Dans une fresque subtile élaborée par touches successives délicates. Les Indomptés dépeint l’histoire de ce couple de jeunes mariés dans une relation débutante a priori sans ombre. Cette apparente stabilité nouvellement trouvée vacille rapidement à cause des coups d’éclats du trublion de beau-frère. Alors que les trois se sont juré de commencer une nouvelle vie ensemble en Californie, région réputée être la terre de tous les possibles, leur tentative de réaliser le rêve américain est réduite à néant lorsque Julius disparaît sans crier gare et part à Las Vegas.
Avec finesse et délicatesse, Daniel Minahan immerge le public dans une époque où la bienséance prédomine et où la réputation prime sur le bonheur, condamnant au secret et aux lieux dits de perdition les amours considérées alors comme non conventionnelles. La manière dont le cinéaste expose ce contexte historico-social n’est pas sans rappeler Carol (2015) de Todd Haynes. Ce qui commence comme une simple histoire d’amour est tout sauf un long fleuve tranquille et le dénouement magnifique, parfois douloureux, est merveilleusement accrocheur et émouvant.

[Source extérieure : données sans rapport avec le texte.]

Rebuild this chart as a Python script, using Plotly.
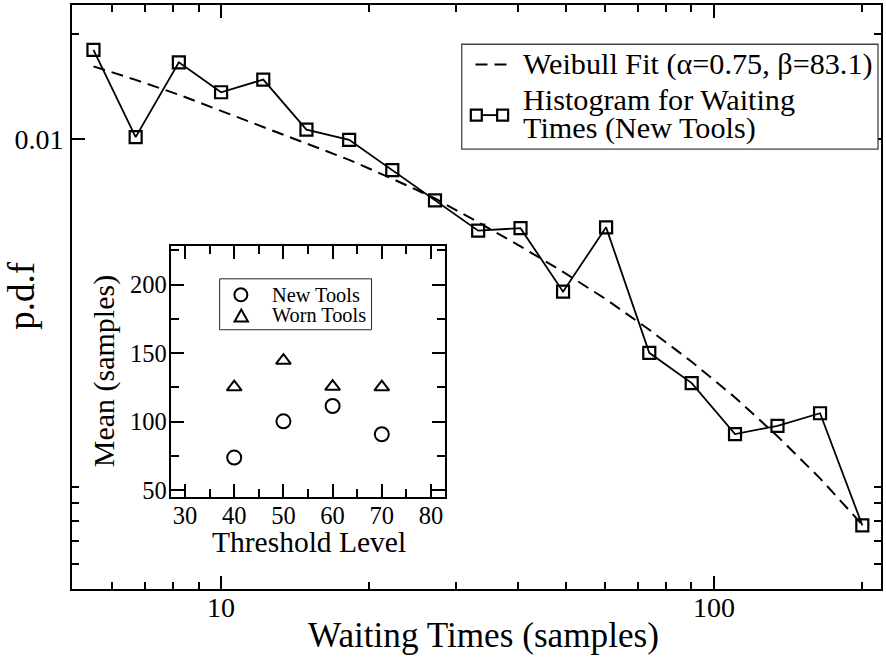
import plotly.graph_objects as go

# ---------------- data ----------------
wait_times = [5.51, 6.71, 8.21, 10.0, 12.18, 14.9, 18.19, 22.25, 27.16, 33.23,
              40.5, 49.4, 60.4, 73.9, 90.1, 110.3, 134.5, 164.1, 199.9]
hist_pdf = [0.01799, 0.01011, 0.01658, 0.01360, 0.01479, 0.01062, 0.00993,
            0.00813, 0.00666, 0.00545, 0.00554, 0.00364, 0.00557, 0.00243,
            0.00199, 0.00142, 0.00150, 0.00163, 0.000777]
weibull_pdf = [0.01614, 0.01476, 0.01338, 0.01203, 0.01082, 0.00973, 0.00870,
               0.00768, 0.00674, 0.00576, 0.00491, 0.00415, 0.00346, 0.00283,
               0.00229, 0.00181, 0.00140, 0.00106, 0.00078]

threshold = [40, 50, 60, 70]
mean_new = [73.8, 100.2, 111.4, 90.8]
mean_worn = [125.2, 144.6, 125.6, 125.2]

x_major = [10, 100]
x_minor = [6, 7, 8, 9, 20, 30, 40, 50, 60, 70, 80, 90, 200]
y_major = [0.01]
y_minor = [0.02, 0.001, 0.0009, 0.0008, 0.0007, 0.0006]
inset_x_major = [30, 40, 50, 60, 70, 80]
inset_x_minor = [35, 45, 55, 65, 75]
inset_y_major = [50, 100, 150, 200]
inset_y_minor = [75, 125, 175, 225]

FONT = "Liberation Serif"
W, H = 886, 658
ML, MR, MT, MB = 72, 3, 4, 69
PW, PH = W - ML - MR, H - MT - MB


def PX(px):
    return (px - ML) / PW


def PY(py):
    return (H - MB - py) / PH


fig = go.Figure()

fig.add_trace(go.Scatter(
    x=wait_times, y=weibull_pdf, mode="lines",
    line=dict(color="black", width=2, dash="12px,7px"),
    showlegend=False, hoverinfo="skip"))
fig.add_trace(go.Scatter(
    x=wait_times, y=hist_pdf, mode="lines+markers",
    line=dict(color="black", width=1.8),
    marker=dict(symbol="square-open", size=12, color="black",
                line=dict(color="black", width=2.2)),
    showlegend=False))

fig.add_trace(go.Scatter(
    x=threshold, y=mean_new, mode="markers", xaxis="x2", yaxis="y2",
    marker=dict(symbol="circle-open", size=14, color="black",
                line=dict(color="black", width=2)),
    showlegend=False))
fig.add_trace(go.Scatter(
    x=threshold, y=mean_worn, mode="markers", xaxis="x2", yaxis="y2",
    marker=dict(symbol="triangle-up-open", size=13, color="black",
                line=dict(color="black", width=2)),
    showlegend=False))

axis_common = dict(
    showgrid=False, zeroline=False, showline=True, linecolor="black",
    linewidth=2, mirror="ticks", ticks="inside", tickcolor="black",
    tickwidth=2, tickmode="array",
)

fig.update_layout(
    width=W, height=H, autosize=False,
    margin=dict(l=ML, r=MR, t=MT, b=MB),
    paper_bgcolor="white", plot_bgcolor="white",
    font=dict(family=FONT, color="black"),
    xaxis=dict(
        type="log", range=[0.6976, 2.3387],
        tickvals=x_major, ticktext=[str(v) for v in x_major], ticklen=13,
        tickfont=dict(size=28, family=FONT, color="black"),
        ticklabelstandoff=-8,
        minor=dict(tickmode="array", tickvals=x_minor, ticklen=7,
                   tickwidth=2, tickcolor="black", ticks="inside",
                   showgrid=False),
        **axis_common),
    yaxis=dict(
        type="log", range=[-3.2923, -1.616],
        tickvals=y_major, ticktext=["0.01"], ticklen=13,
        tickfont=dict(size=28, family=FONT, color="black"),
        ticklabelstandoff=1,
        minor=dict(tickmode="array", tickvals=y_minor, ticklen=7,
                   tickwidth=2, tickcolor="black", ticks="inside",
                   showgrid=False),
        **axis_common),
    xaxis2=dict(
        domain=[PX(171), PX(445.7)], anchor="y2", range=[27.1, 82.8],
        tickvals=inset_x_major, ticklen=13,
        tickfont=dict(size=24.5, family=FONT, color="black"),
        ticklabelstandoff=-4,
        minor=dict(tickmode="array", tickvals=inset_x_minor, ticklen=8,
                   tickwidth=2, tickcolor="black", ticks="inside",
                   showgrid=False),
        **axis_common),
    yaxis2=dict(
        domain=[PY(496.7), PY(245.7)], anchor="x2", range=[45.1, 228],
        tickvals=inset_y_major, ticklen=13,
        tickfont=dict(size=24.5, family=FONT, color="black"),
        ticklabelstandoff=-3,
        minor=dict(tickmode="array", tickvals=inset_y_minor, ticklen=8,
                   tickwidth=2, tickcolor="black", ticks="inside",
                   showgrid=False),
        **axis_common),
)

annotations = []


def txt(text, x, y, size, xanchor="left", angle=0):
    annotations.append(dict(
        text=text, x=PX(x), y=PY(y), xref="paper", yref="paper",
        xanchor=xanchor, yanchor="middle", showarrow=False, textangle=angle,
        font=dict(family=FONT, size=size, color="black")))


# axis titles
txt("Waiting Times (samples)", 485, 636, 35.2, xanchor="center")
txt("p.d.f", 21, 295, 37, xanchor="center", angle=-90)
txt("Threshold Level", 310, 542, 29.5, xanchor="center")
txt("Mean (samples)", 104, 371, 30, xanchor="center", angle=-90)

# main legend
txt("Weibull Fit (\u03b1=0.75, \u03b2=83.1)", 521.7, 63.5, 30.2)
txt("Histogram for Waiting", 521.7, 99.5, 30.2)
txt("Times (New Tools)", 521.7, 127, 30.2)

# inset legend
txt("New Tools", 270, 294.2, 20.3)
txt("Worn Tools", 270, 315, 20.3)

fig.update_layout(annotations=annotations)

shapes = []


def rect(x0, y0, x1, y1, width=1.2, color="#333", fill="rgba(0,0,0,0)"):
    shapes.append(dict(type="rect", xref="paper", yref="paper",
                       x0=PX(x0), x1=PX(x1), y0=PY(y1), y1=PY(y0),
                       line=dict(color=color, width=width), fillcolor=fill,
                       layer="above"))


def seg(x0, y0, x1, y1, width=2, dash="solid"):
    shapes.append(dict(type="line", xref="paper", yref="paper",
                       x0=PX(x0), x1=PX(x1), y0=PY(y0), y1=PY(y1),
                       line=dict(color="black", width=width, dash=dash),
                       layer="above"))


# main legend box and samples
rect(462.7, 43.3, 880, 148.3, width=1.3, color="#444", fill="white")
seg(476.5, 63.5, 508.5, 63.5, width=2, dash="12px,7px")
seg(477.3, 114.3, 503.7, 114.3, width=1.8)
for cx in (477.3, 503.7):
    rect(cx - 5.5, 114.3 - 5.5, cx + 5.5, 114.3 + 5.5, width=2.2,
         color="black", fill="white")

# inset legend box and samples
rect(220, 278.3, 372.3, 329.3, width=1, color="#222", fill="white")
shapes.append(dict(type="circle", xref="paper", yref="paper",
                   x0=PX(234.8), x1=PX(247.8), y0=PY(300.8), y1=PY(287.8),
                   line=dict(color="black", width=2), layer="above"))
tx0, tx1, txm = PX(235), PX(248.4), PX(241.7)
ty0, ty1 = PY(321), PY(309)
shapes.append(dict(type="path", xref="paper", yref="paper",
                   path=f"M {tx0} {ty0} L {tx1} {ty0} L {txm} {ty1} Z",
                   line=dict(color="black", width=2), layer="above"))

fig.update_layout(shapes=shapes)

fig.write_html("out.html",
               config={"displayModeBar": False},
               post_script="document.body.style.margin='0';")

Les indomptés est une histoire de rêves et de réalité, qui offre tout au long du récit une version convaincante des deux versants grâce à sa photographie impressionniste et à sa distribution talentueuse. Même en deux heures, le drame noir, évocateur et lent semble bien trop court lorsque le générique de fin se met à défiler. On souhaiterait passer plus de temps avec ces personnages fascinants et attachants afin de pouvoir s’investir davantage dans leurs parcours respectifs.

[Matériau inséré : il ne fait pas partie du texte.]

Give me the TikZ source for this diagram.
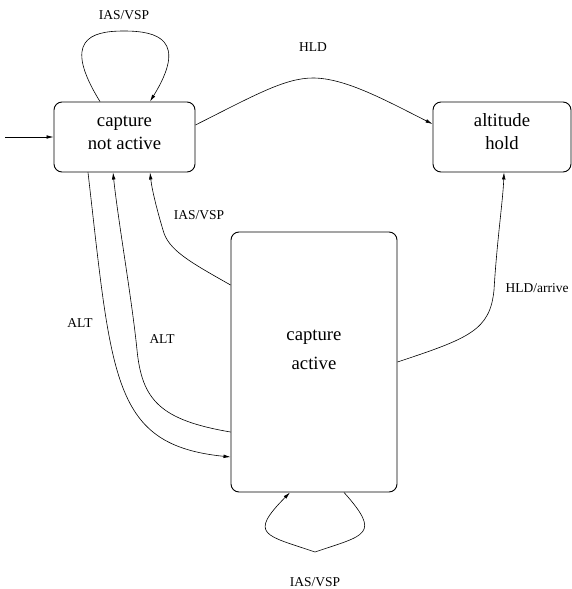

Daisy Edgar-Jones réussit à capturer magistralement la lutte de Muriel qui consiste à essayer de trouver le bonheur dans un monde traditionnel et conformiste où le déroulé de la vie semble décidé à l’avance et conforté par les convenances. Mais, dans ce monde diamétralement opposé à son être profond, Muriel dépérit avant de découvrir un univers queer insoupçonné qui la révèle à elle-même. Si tous les acteur·trices sont parfait·es, Jacob Elordi et Daisy Edgar-Jones donnent au film un noyau solide et l’intrigue, délicatement amenée, développe leurs personnages en des personnes qui méritent qu’on s’en soucie et pour lesquelles on éprouve de l’empathie.
Grâce à un scénario d’une nuance inhabituelle et très appréciable pour son genre, l’atmosphère délicieusement surannée du film fait aussi songer au dernier film de Luca Guadagnino, Queer (2024) où évoluent, dans une torpeur sentimentale hypnotique, des relations complexes dans un décor d’époque savamment reconstitué (y compris un voyage au Mexique). Les scènes d’amours impossibles et leurs échecs inéluctables laissent place à la solitude des personnes dans une société qui les stigmatise et les rejette. Les Indomptés livre une histoire de subterfuges, de secrets et de reconnaissances rarement dites à voix haute. Si le film présente une image puissante des failles qui couvent sous la surface rutilante de la société américaine et laisse entendre que la vie est un pari, on décèle une poésie délicate et élégante à regarder Julius parier sur son avenir sur son cheval fougueux et exalté qui symbolise la destinée de son cavalier.
Malgré toutes les qualités de son long-métrage, Daniel Minahan peine à fournir une exploration substantielle de ses thèmes et ne parvient finalement pas à offrir quelque chose de particulièrement significatif, laissant une impression d’inabouti. Un autre petit bémol vient s’ajouter à ce sentiment de nébulosité finale qui laisse quelque peu le public sur sa faim : le film manque de passion, n’explorant pas la physicalité ni la sexualité de ses personnages, contrairement au film de Guadagnino.